§ Goal
Leaving the pictures aside, transcribe every line below exactly.

------------------------------------------------

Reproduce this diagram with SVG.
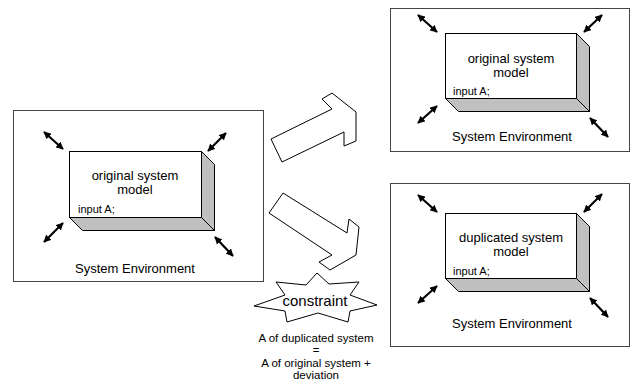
<svg xmlns="http://www.w3.org/2000/svg" width="641" height="392" viewBox="0 0 641 392">
<defs>
<marker id="ah" viewBox="0 0 10 10" refX="9" refY="5" markerWidth="3.4" markerHeight="3.4" orient="auto-start-reverse" markerUnits="strokeWidth"><path d="M0,0 L10,5 L0,10 z" fill="#000"/></marker>
</defs>
<style>
.env{fill:#fff;stroke:#444;stroke-width:1}
.front{fill:#fff;stroke:#000;stroke-width:1}
.side{fill:#c0c0c0;stroke:#000;stroke-width:1;stroke-linejoin:round}
.blk{fill:#fff;stroke:#000;stroke-width:1;stroke-linejoin:miter}
.dbl{stroke:#000;stroke-width:2.2;fill:none;marker-start:url(#ah);marker-end:url(#ah)}
text{font-family:"Liberation Sans",Arial,sans-serif;fill:#000}
.lbl{font-size:13px;text-anchor:middle}
.inp{font-size:11px}
.con{font-size:15px;text-anchor:middle}
.note{font-size:11.5px;text-anchor:middle}
</style>
<g id="env-left">
<rect class="env" x="13.5" y="110.5" width="250" height="171"/>
<rect class="front" x="69.5" y="151.5" width="132" height="66"/>
<polygon class="side" points="201.5,151.5 214.5,164.5 214.5,230.5 201.5,217.5"/>
<polygon class="side" points="69.5,217.5 201.5,217.5 214.5,230.5 82.5,230.5"/>
<text class="lbl" x="135" y="180">original system</text>
<text class="lbl" x="135" y="194">model</text>
<text class="inp" x="78" y="213">input A;</text>
<text class="lbl" x="135" y="273">System Environment</text>
<line class="dbl" x1="44" y1="132" x2="63" y2="149"/>
<line class="dbl" x1="208" y1="151" x2="226" y2="133"/>
<line class="dbl" x1="44" y1="242" x2="63" y2="223"/>
<line class="dbl" x1="215" y1="237" x2="233" y2="256"/>
</g>
<g id="env-top">
<rect class="env" x="390.5" y="8.5" width="239" height="143"/>
<rect class="front" x="445.5" y="33.5" width="131" height="65"/>
<polygon class="side" points="576.5,33.5 589.5,46.5 589.5,111.5 576.5,98.5"/>
<polygon class="side" points="445.5,98.5 576.5,98.5 589.5,111.5 458.5,111.5"/>
<text class="lbl" x="511" y="63">original system</text>
<text class="lbl" x="511" y="77">model</text>
<text class="inp" x="453" y="95">input A;</text>
<text class="lbl" x="512" y="141">System Environment</text>
<line class="dbl" x1="418" y1="15" x2="437" y2="32"/>
<line class="dbl" x1="584" y1="32" x2="602" y2="15"/>
<line class="dbl" x1="418" y1="123" x2="437" y2="106"/>
<line class="dbl" x1="590" y1="118" x2="608" y2="137"/>
</g>
<g id="env-bottom">
<rect class="env" x="390.5" y="183.5" width="239" height="163"/>
<rect class="front" x="445.5" y="213.5" width="131" height="65"/>
<polygon class="side" points="576.5,213.5 589.5,226.5 589.5,291.5 576.5,278.5"/>
<polygon class="side" points="445.5,278.5 576.5,278.5 589.5,291.5 458.5,291.5"/>
<text class="lbl" x="511" y="242">duplicated system</text>
<text class="lbl" x="511" y="256">model</text>
<text class="inp" x="453" y="275">input A;</text>
<text class="lbl" x="512" y="328">System Environment</text>
<line class="dbl" x1="418" y1="195" x2="437" y2="212"/>
<line class="dbl" x1="584" y1="212" x2="602" y2="194"/>
<line class="dbl" x1="418" y1="303" x2="437" y2="286"/>
<line class="dbl" x1="590" y1="298" x2="608" y2="317"/>
</g>
<g id="connectors">
<polygon class="blk" points="271,139 332,109 322,99 332,93 356,112 356,141 344,146 344,132 282,162"/>
<polygon class="blk" points="269,213 283,193 347,233 349,219 359,227 356,255 330,270 319,262 332,255"/>
</g>
<g id="constraint">
<polygon class="blk" points="317,273 329,284 359,282 350,295 377,305 350,311 348,322 318,313 287,322 285,311 254,306 285,295 276,282 306,285"/>
<text class="con" x="315" y="306">constraint</text>
<text class="note" x="316" y="341.5">A of duplicated system</text>
<text class="note" x="316" y="354">=</text>
<text class="note" x="316" y="366.5">A of original system +</text>
<text class="note" x="316" y="379">deviation</text>
</g>
</svg>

------------------------------------------------

§ Result
Reproduce this diagram with SVG.
<svg xmlns="http://www.w3.org/2000/svg" width="641" height="392" viewBox="0 0 641 392">
<defs>
<marker id="ah" viewBox="0 0 10 10" refX="9" refY="5" markerWidth="3.4" markerHeight="3.4" orient="auto-start-reverse" markerUnits="strokeWidth"><path d="M0,0 L10,5 L0,10 z" fill="#000"/></marker>
</defs>
<style>
.env{fill:#fff;stroke:#444;stroke-width:1}
.front{fill:#fff;stroke:#000;stroke-width:1}
.side{fill:#c0c0c0;stroke:#000;stroke-width:1;stroke-linejoin:round}
.blk{fill:#fff;stroke:#000;stroke-width:1;stroke-linejoin:miter}
.dbl{stroke:#000;stroke-width:2.2;fill:none;marker-start:url(#ah);marker-end:url(#ah)}
text{font-family:"Liberation Sans",Arial,sans-serif;fill:#000}
.lbl{font-size:13px;text-anchor:middle}
.inp{font-size:11px}
.con{font-size:15px;text-anchor:middle}
.note{font-size:11.5px;text-anchor:middle}
</style>
<g id="env-left">
<rect class="env" x="13.5" y="110.5" width="250" height="171"/>
<rect class="front" x="69.5" y="151.5" width="132" height="66"/>
<polygon class="side" points="201.5,151.5 214.5,164.5 214.5,230.5 201.5,217.5"/>
<polygon class="side" points="69.5,217.5 201.5,217.5 214.5,230.5 82.5,230.5"/>
<text class="lbl" x="135" y="180">original system</text>
<text class="lbl" x="135" y="194">model</text>
<text class="inp" x="78" y="213">input A;</text>
<text class="lbl" x="135" y="273">System Environment</text>
<line class="dbl" x1="44" y1="132" x2="63" y2="149"/>
<line class="dbl" x1="208" y1="151" x2="226" y2="133"/>
<line class="dbl" x1="44" y1="242" x2="63" y2="223"/>
<line class="dbl" x1="215" y1="237" x2="233" y2="256"/>
</g>
<g id="env-top">
<rect class="env" x="390.5" y="8.5" width="239" height="143"/>
<rect class="front" x="445.5" y="33.5" width="131" height="65"/>
<polygon class="side" points="576.5,33.5 589.5,46.5 589.5,111.5 576.5,98.5"/>
<polygon class="side" points="445.5,98.5 576.5,98.5 589.5,111.5 458.5,111.5"/>
<text class="lbl" x="511" y="63">original system</text>
<text class="lbl" x="511" y="77">model</text>
<text class="inp" x="453" y="95">input A;</text>
<text class="lbl" x="512" y="141">System Environment</text>
<line class="dbl" x1="418" y1="15" x2="437" y2="32"/>
<line class="dbl" x1="584" y1="32" x2="602" y2="15"/>
<line class="dbl" x1="418" y1="123" x2="437" y2="106"/>
<line class="dbl" x1="590" y1="118" x2="608" y2="137"/>
</g>
<g id="env-bottom">
<rect class="env" x="390.5" y="183.5" width="239" height="163"/>
<rect class="front" x="445.5" y="213.5" width="131" height="65"/>
<polygon class="side" points="576.5,213.5 589.5,226.5 589.5,291.5 576.5,278.5"/>
<polygon class="side" points="445.5,278.5 576.5,278.5 589.5,291.5 458.5,291.5"/>
<text class="lbl" x="511" y="242">duplicated system</text>
<text class="lbl" x="511" y="256">model</text>
<text class="inp" x="453" y="275">input A;</text>
<text class="lbl" x="512" y="328">System Environment</text>
<line class="dbl" x1="418" y1="195" x2="437" y2="212"/>
<line class="dbl" x1="584" y1="212" x2="602" y2="194"/>
<line class="dbl" x1="418" y1="303" x2="437" y2="286"/>
<line class="dbl" x1="590" y1="298" x2="608" y2="317"/>
</g>
<g id="connectors">
<polygon class="blk" points="271,139 332,109 322,99 332,93 356,112 356,141 344,146 344,132 282,162"/>
<polygon class="blk" points="269,213 283,193 347,233 349,219 359,227 356,255 330,270 319,262 332,255"/>
</g>
<g id="constraint">
<polygon class="blk" points="317,273 329,284 359,282 350,295 377,305 350,311 348,322 318,313 287,322 285,311 254,306 285,295 276,282 306,285"/>
<text class="con" x="315" y="306">constraint</text>
<text class="note" x="316" y="341.5">A of duplicated system</text>
<text class="note" x="316" y="354">=</text>
<text class="note" x="316" y="366.5">A of original system +</text>
<text class="note" x="316" y="379">deviation</text>
</g>
</svg>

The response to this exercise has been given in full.